Dios odia el pecado porque atenta su Santidad, y su Justicia no queda satisfecha hasta que juzga el pecado y lo condena; y nadie, incluso su Hijo, ha quedado sin el juicio que corresponde a causa de este mal. Si somos hijos de Dios,  como ya se ha dicho, nos disciplinará. Recordemos como juzgó y disciplinó a Adán, Eva y la serpiente (Génesis 3:14-24).  Vemos el juicio a Caín después de asesinar a su hermano Abel (Génesis 4:9-16). El juicio a la humanidad pecadora en el tiempo de Noé (Génesis 6:1-7:24). El juicio a los hombres cuando construían la torre (Génesis 11:1-9).  El juicio a las pecaminosas ciudades de Sodoma y Gomorra (Génesis 19:24-25). El juicio a la nación de Israel cuando se apartaban para seguir a dioses extraños contraviniendo el primer y segundo mandamiento de la ley dada en el Sinaí (Éxodo 14:2-5). A Saúl por no haber dado cumplimiento al mandamiento expreso de raer a Amalec (1 Samuel 15:22-23).  A David por haber entrado en una relación adúltera con la mujer de uno de sus mejores soldados. Dios también ha disciplinado  fuertemente a la Iglesia. Solo debemos remontarnos a unos pocos capítulos del libro de Hechos para ver la primera disciplina aplicada por Dios en forma drástica: Ananías y Safira tuvieron que morir por causa de su pecado (Hechos 5:3). En la carta a los corintios se ve reflejado una vida cristiana liviana y  que se camina como lo se esperaba de ellos en la Iglesia, muchos enfermaron y otros murieron (1 Corintios 11:30). Y en un futuro cercano la disciplina a toda la humanidad cuando la iglesia sea arrebatada y el Señor vuelva en gloria (vea el libro de Apocalipsis).
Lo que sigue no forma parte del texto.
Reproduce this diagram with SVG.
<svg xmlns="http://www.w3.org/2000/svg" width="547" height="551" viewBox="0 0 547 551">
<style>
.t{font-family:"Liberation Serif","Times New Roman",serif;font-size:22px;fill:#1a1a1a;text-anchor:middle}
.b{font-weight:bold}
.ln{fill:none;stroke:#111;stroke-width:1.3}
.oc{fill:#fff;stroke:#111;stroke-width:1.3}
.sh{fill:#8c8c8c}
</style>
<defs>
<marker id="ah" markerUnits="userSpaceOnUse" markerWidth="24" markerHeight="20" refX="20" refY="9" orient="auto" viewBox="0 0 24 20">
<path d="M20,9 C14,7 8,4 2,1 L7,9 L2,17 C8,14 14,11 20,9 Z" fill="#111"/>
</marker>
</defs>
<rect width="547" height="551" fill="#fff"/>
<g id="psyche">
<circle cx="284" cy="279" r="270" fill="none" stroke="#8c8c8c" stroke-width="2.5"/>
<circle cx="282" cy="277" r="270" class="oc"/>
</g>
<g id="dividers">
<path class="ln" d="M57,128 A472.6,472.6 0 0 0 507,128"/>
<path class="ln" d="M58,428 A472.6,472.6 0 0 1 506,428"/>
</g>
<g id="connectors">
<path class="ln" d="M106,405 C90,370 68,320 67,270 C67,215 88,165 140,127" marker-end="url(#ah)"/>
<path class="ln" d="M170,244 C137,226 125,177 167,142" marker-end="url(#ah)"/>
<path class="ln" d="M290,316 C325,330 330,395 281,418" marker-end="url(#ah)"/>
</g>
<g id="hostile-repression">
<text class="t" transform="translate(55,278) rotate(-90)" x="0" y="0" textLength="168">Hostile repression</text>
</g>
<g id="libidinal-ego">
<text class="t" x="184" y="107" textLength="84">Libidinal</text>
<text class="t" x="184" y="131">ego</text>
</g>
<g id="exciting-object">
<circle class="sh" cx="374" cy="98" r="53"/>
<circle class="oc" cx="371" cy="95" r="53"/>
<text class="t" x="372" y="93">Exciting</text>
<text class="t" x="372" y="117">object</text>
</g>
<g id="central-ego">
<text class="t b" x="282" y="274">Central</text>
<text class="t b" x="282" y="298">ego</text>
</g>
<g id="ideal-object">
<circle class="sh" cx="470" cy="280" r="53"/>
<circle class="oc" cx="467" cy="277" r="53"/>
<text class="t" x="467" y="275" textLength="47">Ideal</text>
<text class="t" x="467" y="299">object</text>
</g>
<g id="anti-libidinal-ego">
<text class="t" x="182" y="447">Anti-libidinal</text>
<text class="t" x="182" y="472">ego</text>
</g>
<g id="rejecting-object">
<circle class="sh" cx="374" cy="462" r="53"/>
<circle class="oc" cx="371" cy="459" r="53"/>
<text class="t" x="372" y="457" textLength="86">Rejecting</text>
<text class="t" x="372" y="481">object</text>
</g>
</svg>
Por lo cual, ni siquiera pensemos que podremos escapar a la disciplina de un Padre tan celoso de sus hijos, si ni siquiera aquellos que no lo eran escaparon. 
Habiendo pecado un hijo de Dios, la comunión queda interrumpida. Esa unión perfecta que debe existir entre el Padre y el hijo queda dañada y necesariamente debe ser reestablecida.
Sin embargo,  no  podemos sentirnos desalentados, ya que en el trono mismo de Dios tenemos a alguien que intercede por nosotros.

Nuestro Paracleto.

 En 1a Juan  2:1 dice: “Hijitos míos, estas cosas os escribo para que no pequéis; y si alguno hubiere pecado, abogado tenemos para con el Padre, a Jesucristo el justo”.  El término traducido por “abogado” en este versículo viene de la palabra griega “parakleto” y da la idea de alguien que intercede, defiende, aboga, es decir: “uno que toma la causa de otros”. Por esta razón, cuando nuestro arrepentimiento es sincero,  estamos seguros que el Señor Jesucristo aboga por nosotros ante el Padre para que nuestra comunión con el Padre vuelva a ser restablecida como si nada hubiese pasado.
(Veremos más de este tema cuando analicemos la doctrina acerca de Cristo”).